ドリーム小説













ふわり



鼻を突く薬品の香り。

病院である自分の家でもよくかぐそれ。

いつのまに家に帰ったのだろうか。


ゆっくりと瞳を開ければ、広がる木の天井。


見たことのないそれ。

でも頭は動かなくて。

一つ、二つ、瞬きをして。

三度目は再び目をぎゅっと閉じて。


目の前に広がるそれがどうか、現実ではないことを祈って、




そうして開けた先、やはりそこは一度も見たことのない場所だった。







「起きられましたか?」


柔らかな声。

こちらの緊張を柔らかく溶かすような音。

ゆっくりとそちらを見れば、ふわり、長い桃色の髪を揺らす少年。

伸ばされた手が、そっと額に乗せられて温もりが与えられる。


「まだ少し熱がありますね。」


ふわふわと、その笑みはとてもとても温かく。


「ここ、は?」


小さく問えばふにゃり、返される笑み。

柔らかいそれはしかしながら、絶対的な拒絶でもあって。


「ちょっとした屋敷です。一人の子倒れたあなたを連れてきたので手当てをさせていただきました。」


それはおそらくあの白い髪の子だろう。

ぼおっとした頭で考える。


「治るまではこの場所にいてくださって構いません。」


どろりとしたひどいにおいの湯呑を手渡されて同時に言葉を紡がれて。


「それを飲んでゆっくりと休養をとってくださいね。」


優しい優しいそれ。

でも、それ以上の深入りを許さないと、その瞳が、声色が、姿勢が告げていて。


もとより、このどこかわからない場所に居座るつもりはないから構いはしないのだけれども。

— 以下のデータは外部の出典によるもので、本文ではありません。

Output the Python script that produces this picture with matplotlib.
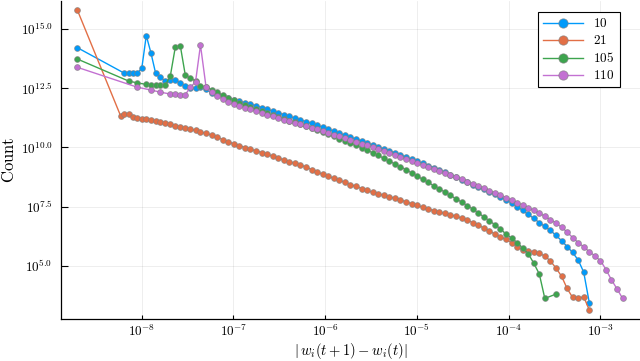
import numpy as np
import matplotlib
matplotlib.use("Agg")
import matplotlib.pyplot as plt

plt.rcParams['mathtext.fontset'] = 'cm'
plt.rcParams['font.family'] = 'serif'

# log10 of the bin positions (first 18 irregular, then the regular log grid)
log_x = [-8.702, -8.231, -8.189, -8.143, -8.096, -8.048, -7.999, -7.950, -7.900,
         -7.848, -7.796, -7.743, -7.688, -7.634, -7.579, -7.525, -7.469, -7.413,
         -7.359, -7.298, -7.238, -7.177, -7.117, -7.056, -6.996, -6.935, -6.874, -6.814,
         -6.753, -6.693, -6.632, -6.572, -6.511, -6.450, -6.390, -6.329, -6.269, -6.208,
         -6.148, -6.087, -6.026, -5.966, -5.905, -5.845, -5.784, -5.724, -5.663, -5.602,
         -5.542, -5.481, -5.421, -5.360, -5.300, -5.239, -5.178, -5.118, -5.057, -4.997,
         -4.936, -4.876, -4.815, -4.754, -4.694, -4.633, -4.573, -4.512, -4.452, -4.391,
         -4.330, -4.270, -4.209, -4.149, -4.088, -4.028, -3.967, -3.906, -3.846, -3.785,
         -3.725, -3.664, -3.604, -3.543, -3.482, -3.422, -3.361, -3.301, -3.240, -3.180,
         -3.119, -3.059, -2.998, -2.937, -2.877, -2.816, -2.756]

# log10 of the counts, None = empty bin
blue_early = [14.21, None, 13.13, 13.13, 13.13, 13.13, 13.34, 14.72, 14.00,
              13.13, 12.95, 12.80, 12.85, 12.85, 12.71, 12.60, 12.52, 12.49]
blue_main = [12.54, 12.45, 12.31, 12.24, 12.17, 12.09, 12.01, 11.95, 11.88, 11.82,
             11.76, 11.68, 11.61, 11.53, 11.45, 11.38, 11.31, 11.23, 11.16, 11.08,
             11.01, 10.93, 10.85, 10.77, 10.68, 10.60, 10.51, 10.43, 10.35, 10.27,
             10.18, 10.10, 10.02, 9.93, 9.85, 9.77, 9.68, 9.59, 9.50, 9.41,
             9.32, 9.23, 9.14, 9.04, 8.94, 8.84, 8.74, 8.64, 8.54, 8.43,
             8.33, 8.22, 8.12, 8.01, 7.89, 7.78, 7.65, 7.50, 7.34, 7.17,
             7.00, 6.82, 6.66, 6.49, 6.28, 6.06, 5.81, 5.56, 5.24, 4.73,
             3.44]

orange_early = [15.80, 11.34, 11.40, 11.42, 11.29, 11.24, 11.21, 11.18, 11.16,
                11.11, 11.07, 11.02, 10.97, 10.91, 10.86, 10.82, 10.76, 10.72]
orange_main = [10.65, 10.59, 10.52, 10.42, 10.33, 10.24, 10.14, 10.07, 9.99, 9.92,
               9.85, 9.78, 9.70, 9.63, 9.55, 9.47, 9.40, 9.32, 9.25, 9.17,
               9.06, 8.96, 8.86, 8.78, 8.69, 8.61, 8.52, 8.43, 8.35, 8.26,
               8.18, 8.10, 8.04, 7.97, 7.91, 7.85, 7.78, 7.70, 7.62, 7.55,
               7.47, 7.40, 7.33, 7.27, 7.21, 7.15, 7.09, 7.01, 6.93, 6.82,
               6.72, 6.59, 6.47, 6.34, 6.23, 6.11, 5.98, 5.81, 5.67, 5.63,
               5.59, 5.52, 5.41, 5.20, 4.90, 4.56, 4.04, 3.66, 3.62, 3.69,
               3.13]

green_early = [13.73, None, None, 12.80, None, 12.72, None, 12.66, 12.63,
               12.63, 12.63, 12.63, 13.01, 14.22, 14.29, 13.06, 12.93, 12.80]
green_main = [12.59, 12.55, 12.44, 12.32, 12.21, 12.10, 11.98, 11.87, 11.78, 11.69,
              11.61, 11.52, 11.44, 11.36, 11.28, 11.21, 11.13, 11.05, 10.97, 10.89,
              10.81, 10.73, 10.64, 10.55, 10.46, 10.37, 10.27, 10.18, 10.08, 9.98,
              9.88, 9.77, 9.66, 9.54, 9.42, 9.30, 9.18, 9.06, 8.92, 8.79,
              8.65, 8.52, 8.38, 8.25, 8.11, 7.97, 7.83, 7.69, 7.54, 7.40,
              7.23, 7.07, 6.89, 6.74, 6.55, 6.34, 6.17, 5.98, 5.75, 5.51,
              5.11, 4.65, 3.62, None, 3.80]

purple_early = [13.38, None, None, None, None, 12.54, None, None, 12.42,
                None, 12.33, None, 12.25, 12.24, 12.22, 12.22, 12.54, 12.76]
purple_main = [14.32, 12.54, 12.32, 12.17, 12.04, 11.92, 11.83, 11.75, 11.67, 11.60,
               11.53, 11.46, 11.38, 11.31, 11.24, 11.17, 11.10, 11.04, 10.97, 10.90,
               10.83, 10.76, 10.69, 10.61, 10.54, 10.46, 10.39, 10.31, 10.23, 10.16,
               10.08, 10.01, 9.93, 9.85, 9.77, 9.69, 9.60, 9.52, 9.44, 9.35,
               9.27, 9.18, 9.10, 9.01, 8.92, 8.83, 8.74, 8.65, 8.55, 8.46,
               8.37, 8.27, 8.17, 8.08, 7.98, 7.88, 7.78, 7.67, 7.56, 7.45,
               7.34, 7.22, 7.09, 6.95, 6.80, 6.63, 6.42, 6.19, 5.98, 5.79,
               5.60, 5.41, 5.22, 4.84, 4.40, 4.02, 3.62]

labels = ["10", "21", "105", "110"]
colors = ["#009AFA", "#E26F46", "#3DA44E", "#C371D2"]
series = [blue_early + blue_main, orange_early + orange_main,
          green_early + green_main, purple_early + purple_main]

fig = plt.figure(figsize=(6.4, 3.61), dpi=100)
ax = fig.add_axes([61 / 640, 1 - 319 / 361, 579 / 640, 318 / 361])

lx = np.array(log_x)
for vals, lab, col in zip(series, labels, colors):
    y = np.array([np.nan if v is None else v for v in vals], dtype=float)
    y = np.concatenate([y, np.full(len(lx) - len(y), np.nan)])
    ok = ~np.isnan(y)
    ax.plot(10 ** lx[ok], 10 ** y[ok], '-o', color=col, lw=1, ms=4.2,
            mec=(0.5, 0.5, 0.5, 0.7), mew=0.6, label="$" + lab + "$")

ax.set_xscale('log')
ax.set_yscale('log')
ax.set_xlim(10 ** -8.88, 10 ** -2.566)
ax.set_ylim(10 ** 2.75, 10 ** 16.18)

xt = [-8, -7, -6, -5, -4, -3]
ax.set_xticks([10.0 ** t for t in xt])
ax.set_xticklabels([r"$10^{%d}$" % t for t in xt])
yt = [5.0, 7.5, 10.0, 12.5, 15.0]
ax.set_yticks([10.0 ** t for t in yt])
ax.set_yticklabels([r"$10^{%.1f}$" % t for t in yt])
ax.minorticks_off()

ax.tick_params(axis='both', direction='in', labelsize=9.5, width=0.8, color='black')
ax.tick_params(axis='y', length=5, pad=6)
ax.tick_params(axis='x', length=3, pad=3)
ax.grid(True, color='black', alpha=0.08, lw=0.6)
for s in ['top', 'right']:
    ax.spines[s].set_visible(False)
for s in ['left', 'bottom']:
    ax.spines[s].set_linewidth(0.9)

ax.set_xlabel(r"$|\, w_i(t+1) - w_i(t)|$", fontsize=10.5)
ax.xaxis.set_label_coords(0.5, -0.07)
ax.set_ylabel(r"$\mathrm{Count}$", fontsize=12, labelpad=2)

leg = ax.legend(loc='upper right', bbox_to_anchor=(620 / 640, 1 - 12 / 361),
                bbox_transform=fig.transFigure, borderaxespad=0, fontsize=9.5,
                fancybox=False, framealpha=1, edgecolor='black', handlelength=3.0,
                markerscale=1.6, labelspacing=0.3, borderpad=0.4)
leg.get_frame().set_linewidth(0.8)

fig.savefig("out.png", dpi=100)
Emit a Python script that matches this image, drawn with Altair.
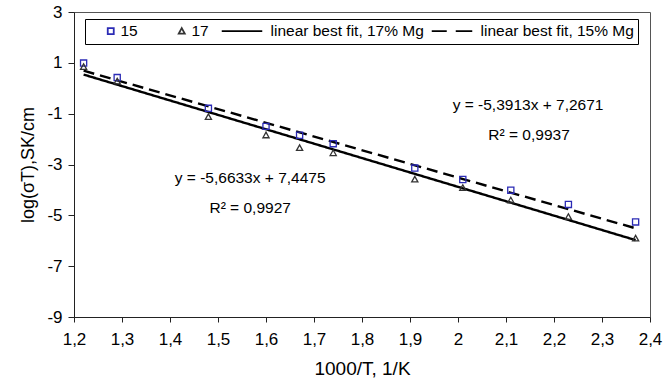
import altair as alt
import pandas as pd

# ---- data ----
x_vals = [1.22, 1.29, 1.48, 1.60, 1.67, 1.74, 1.91, 2.01, 2.11, 2.23, 2.37]
y_15 = [0.99, 0.42, -0.79, -1.50, -1.85, -2.18, -3.14, -3.59, -4.01, -4.57, -5.26]
y_17 = [0.84, 0.27, -1.13, -1.85, -2.35, -2.55, -3.59, -3.92, -4.41, -5.06, -5.91]

series = ["15", "17", "linear best fit, 17% Mg", "linear best fit, 15% Mg"]

fit_x = [1.22, 2.37]
fit17_slope, fit17_icpt = -5.6633, 7.4475
fit15_slope, fit15_icpt = -5.3913, 7.2671

ann_x = [2.146, 2.148, 1.567, 1.567]
ann_y = [-0.67, -1.85, -3.54, -4.72]
ann_text = ["y = -5,3913x + 7,2671", "R² = 0,9937", "y = -5,6633x + 7,4475", "R² = 0,9927"]

x_ticks = [1.2, 1.3, 1.4, 1.5, 1.6, 1.7, 1.8, 1.9, 2.0, 2.1, 2.2, 2.3, 2.4]
y_ticks = [-9, -7, -5, -3, -1, 1, 3]

# ---- tables ----
pts = pd.DataFrame({
    "x": x_vals + x_vals,
    "y": y_15 + y_17,
    "series": ["15"] * len(x_vals) + ["17"] * len(x_vals),
})
fit = pd.DataFrame({
    "x": fit_x + fit_x,
    "y": [fit17_slope * v + fit17_icpt for v in fit_x] + [fit15_slope * v + fit15_icpt for v in fit_x],
    "fit": ["17", "17", "15", "15"],
})
ann = pd.DataFrame({"x": ann_x, "y": ann_y, "text": ann_text})

FONT = "Liberation Sans"

xscale = alt.Scale(domain=[1.2, 2.4], nice=False, zero=False)
yscale = alt.Scale(domain=[-9, 3], nice=False, zero=False)

xaxis = alt.Axis(values=x_ticks, labelExpr="replace('' + datum.value, '.', ',')",
                 grid=False, tickSize=5, labelPadding=9, labelFontSize=17,
                 titleFontSize=19, titlePadding=12, labelFlush=False)
yaxis = alt.Axis(values=y_ticks, labelExpr="'' + datum.value",
                 grid=False, tickSize=6, labelPadding=6, labelFontSize=17,
                 titleFontSize=18, titlePadding=9)

X = alt.X("x:Q", scale=xscale, axis=xaxis, title="1000/T, 1/K")
Y = alt.Y("y:Q", scale=yscale, axis=yaxis, title="log(σT),SK/cm")

# symbol shapes; the zero-length sub-paths are invisible and only widen the legend spacing
shapes = [
    "square",
    "M-12,0L-12,0M0,-1L1,0.8L-1,0.8Z",
    "M-14.5,0L-14.5,0M-13,0H0.5",
    "M-13,0H-8M-5,0H0.5",
]
colors = ["#2b2bb5", "#333333", "#000000", "#000000"]

leg = alt.Legend(title="xx", titleColor="white", titleOrient="left", titlePadding=0,
                 titleFontSize=12,
                 orient="none", legendX=11, legendY=7,
                 direction="horizontal", fillColor="white", strokeColor="black",
                 padding=4, labelFontSize=15.5, labelFont=FONT, labelColor="black",
                 columnPadding=4, symbolSize=36, symbolStrokeWidth=1.8, labelOffset=2,
                 symbolFillColor="white")

lines = alt.Chart(fit).mark_line(color="black", strokeWidth=2.4).encode(
    x=X, y=Y,
    strokeDash=alt.StrokeDash("fit:N", scale=alt.Scale(domain=["17", "15"], range=[[1, 0], [11, 6]]), legend=None),
    detail="fit:N",
)

points = alt.Chart(pts).mark_point(filled=False, size=38, opacity=1, strokeWidth=1.3).encode(
    x=X, y=Y,
    shape=alt.Shape("series:N", scale=alt.Scale(domain=series, range=shapes), legend=leg),
    color=alt.Color("series:N", scale=alt.Scale(domain=series, range=colors), legend=leg),
)

texts = alt.Chart(ann).mark_text(font=FONT, fontSize=15.5, color="black").encode(
    x=X, y=Y, text="text:N"
)

chart = alt.layer(lines, points, texts).properties(
    width=576, height=305,
    padding={"left": 74, "top": 12, "right": 20, "bottom": 71},
    autosize=alt.AutoSizeParams(type="none"),
    background="white",
).configure_view(stroke="#555555", strokeWidth=1).configure_axis(
    domainColor="#222222", tickColor="#222222", labelColor="black", titleColor="black",
    labelFont=FONT, titleFont=FONT, titleFontWeight="normal",
)

chart.save("out.html", embed_options={"renderer": "svg", "actions": False})
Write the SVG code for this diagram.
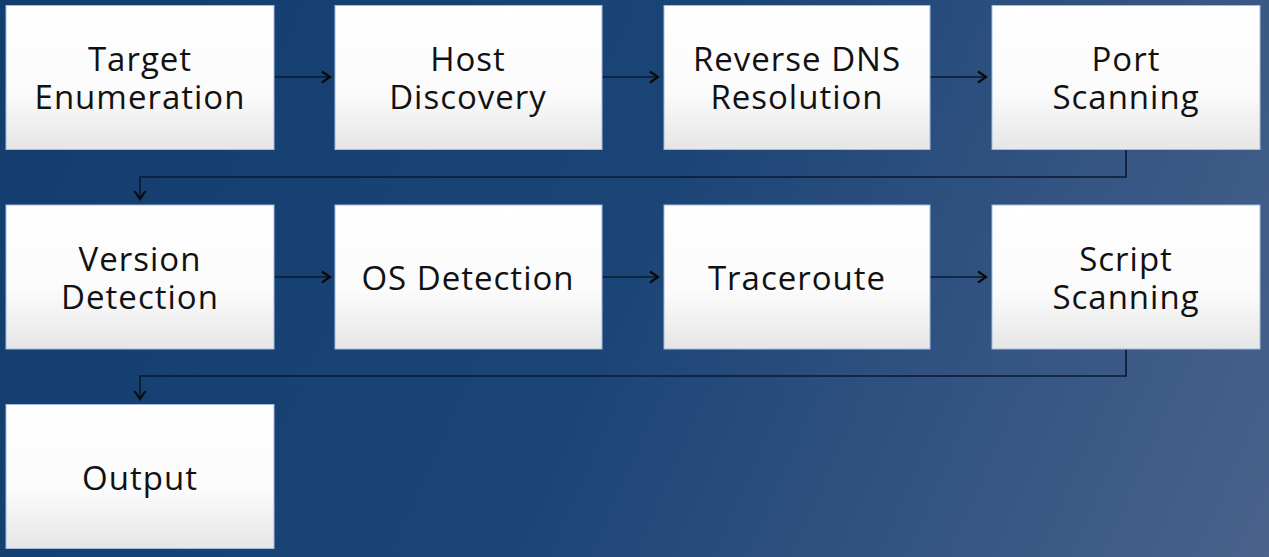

最後にもう一つ柔らかな笑みを落として、その桃色は襖を開けて出ていった。


名前どころか、感謝の言葉すら伝えることもできないまま。













自分自身で理解しているだけで、三日。

目が覚めてからだから、もしかしたらそれよりも長い時間この場所で寝ていたのかもしれないが。

下がらない熱のせいで、この場所から動けずにいる。


ここに来るのは四人の少年と、一人の大人だけ。

そしてそれらの誰ひとり私は名前を知らない。


柔らかく微笑んで、心配げな表情で手当てして。

優しく苦い薬を処方して、最後にもう一度笑みを見せて去っていく。


その繰り返し。


何かを問うこともできぬまま、この場所でただ毎日を寝て過ごしていた。


一度眼を閉じて、次に開けた時、世界が変わっていないだろうか。


その期待はもう諦めていて。


確かにあの時、あの子に会えたならばと願ったその気持ちに嘘はなかった。



それでも、望んだのはあの子に会えない場所ではない。













ぐらり、揺れる世界の中。

下がらぬ熱のせいでとどまらない感情をただ、持てあます。

ゆらり、揺れる意識の中。

答えのない問答を繰り返し意識にのまれる。



幾日も呼ばれることのない自分の名前。

幾日も誰かを呼ぶことのないこの口。



それは、自分が自分でなくなっていくかのような、恐ろしい感情であった。